By Helen Partz
Bitcoin-related activities are not prohibited by the Chinese government as the cryptocurrency acts as a virtual commodity.
hina, one of the world’s most strict jurisdictions for cryptocurrency trading, has not completely banned Bitcoin (BTC), a local non-profit arbitration organization says.
According to a July 30 report published by the Beijing Arbitration Commission (BAC), China’s prohibition of Bitcoin is more nuanced than some have suggested.
Bitcoin does not constitute money in China
In the report, the BAC clarified China’s legal stance on cryptocurrencies like Bitcoin and outlined major crypto-related activities that are prohibited by the government.
According to the BAC, China prohibits token funding and trading platforms from engaging in exchanges between the legal tender and virtual currency or tokens.
The commission then states that the same law that bans cryptocurrency as money, recognizes it as a virtual commodity.
Furthermore, existing laws are, according to the BAC, not specific enough to regulate Bitcoin as virtual property:
“The “General Principles of Civil Law” do not make specific provisions on the extension and connotation of virtual property, but only stipulates that the protection of virtual property must be stipulated by law, and the specific protection measures of virtual property are entrusted to other laws. As the country currently has no laws on Bitcoin, it cannot be recognized as a virtual property.”
“In summary, the state does not prohibit Bitcoin’s activities as virtual commodities, except for the activities that Bitcoin is engaged in as legal tender,” the report adds.
Additionally, since Bitcoin does not constitute money in China — as the government has not approved Bitcoin as a legal tender — and since Bitcoin is not used as an alternative to the legal tender or fiat currency, it should not be associated with an illegal transaction, the BAC said:
“The prohibited transactions include those when Bitcoin is used as a currency. If Bitcoin does not engage in activities as a currency, it is not a transaction prohibited by the state. For example, in the equity transfer contract dispute decided by the Shenzhen International Arbitration Court, the two parties agreed on the return of Bitcoin. Bitcoin is only used as a general property. Therefore, the transaction does not violate relevant national regulations and should be valid.”
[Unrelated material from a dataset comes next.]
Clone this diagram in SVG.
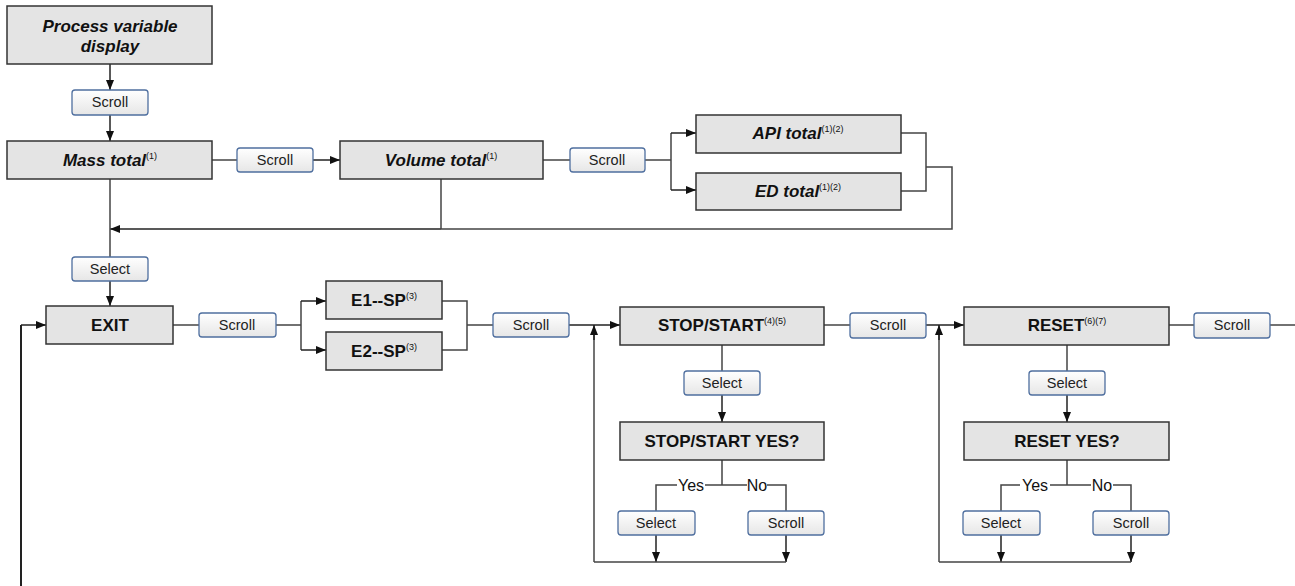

Mixed bag for Bitcon, but full steam ahead on blockchain tech
China has emerged as one of the most strict countries in terms of crypto after regulations on local cryptocurrency exchanges back in 2017. The world’s largest cryptocurrency exchange, Binance, which was originally established in China, had to leave the country due the regulations.
However, despite moving towards tighter regulation of Bitcoin, China has not prohibited the cryptocurrency outright. In November 2019, Chinese authorities reportedly said that Bitcoin mining will not be an illegal industry in the country.
The Chinese government is known for its “blockchain, not Bitcoin” approach as President Xi Jinping called on the country to prioritize blockchain development in late 2019.
Alongside aggressive blockchain developments like China’s national Blockchain Service Network, China’s central bank has been progressing with its central bank digital currency. In April 2020, China successfully piloted the project in four cities including Shenzhen, Chengdu, Suzhou and Xiongan.